O que não seria fácil, em termos puros de mercado, uma vez que os preços nada têm de convidativos quando se trata de exportação transcontinental via transporte marítimo. Ora quando o mercado não se comporta como deve ser, os fundamentalistas do mercado-livre dão uma ajuda: fazendo imposições e manipulando a concorrência – que supostamente também deveria ser livre.

Daí a oposição frontal norte-americana, em termos bélicos se for necessário, à construção de gasodutos e oleodutos que escapem ao seu controlo, sobretudo se tiverem participações russas ou iranianas.

A exportação do petróleo e do gás de xisto (liquefeito) norte-americanos é feita por transporte marítimo e exige infraestruturas específicas ou adaptadas de recepção e distribuição, que vão onerar ainda mais o processo.

Nada que perturbe a estratégia norte-americana.

O caso mais conhecido passa-se com o gasoduto Nord Stream 2, um negócio entre a Rússia, a Alemanha e outros países europeus que permitirá o abastecimento de gás natural à economia europeia a preços muito favoráveis.

Mas se os interesses das populações do continente não coincidem com os dos magnatas norte-americanos do fracking, que se sacrifiquem os primeiros. Washington pôs a funcionar um arsenal de pressões contra a Europa, incluindo antagonismos existentes na União Europeia, chantagem militar e diplomática, sanções contra empresas e a «ameaça russa» para travar o Nord Stream 2 e impor o seu gás de xisto a preços exorbitantes. Este vale-tudo tem apanhado pelo meio a Alemanha da Senhora Merkel, onde a grande indústria não se importa de consumir gás russo, que garante bem melhores resultados económicos.

Mesmo assim, Washington está longe de desistir, ainda que a eventual tempestade tenha dimensão para abalar a União Europeia. Por isso, dão que pensar as manobras intraeuropeias para designar como próximo presidente da Comissão Europeia o principal rival político de Merkel, embora seu correligionário, o bávaro Martin Weber, grande inimigo do Nord Stream 2.

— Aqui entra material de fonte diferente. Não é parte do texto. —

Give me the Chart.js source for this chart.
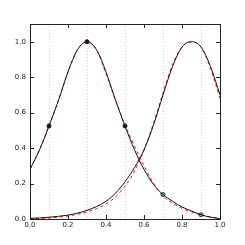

Quando se trata da guerra pela energia, como se percebe, as apostas são altas, muito altas mesmo. Nesse domínio não têm qualquer valor a vida humana, a soberania dos Estados, a dignidade dos povos, a estabilidade de organizações e alianças, os mecanismos democráticos, os direitos humanos – nem sequer a liberdade do mercado, imagine-se.

Trata-se de poder absoluto e global. Esse não se discute; impõe-no quem tem força e despudor para isso.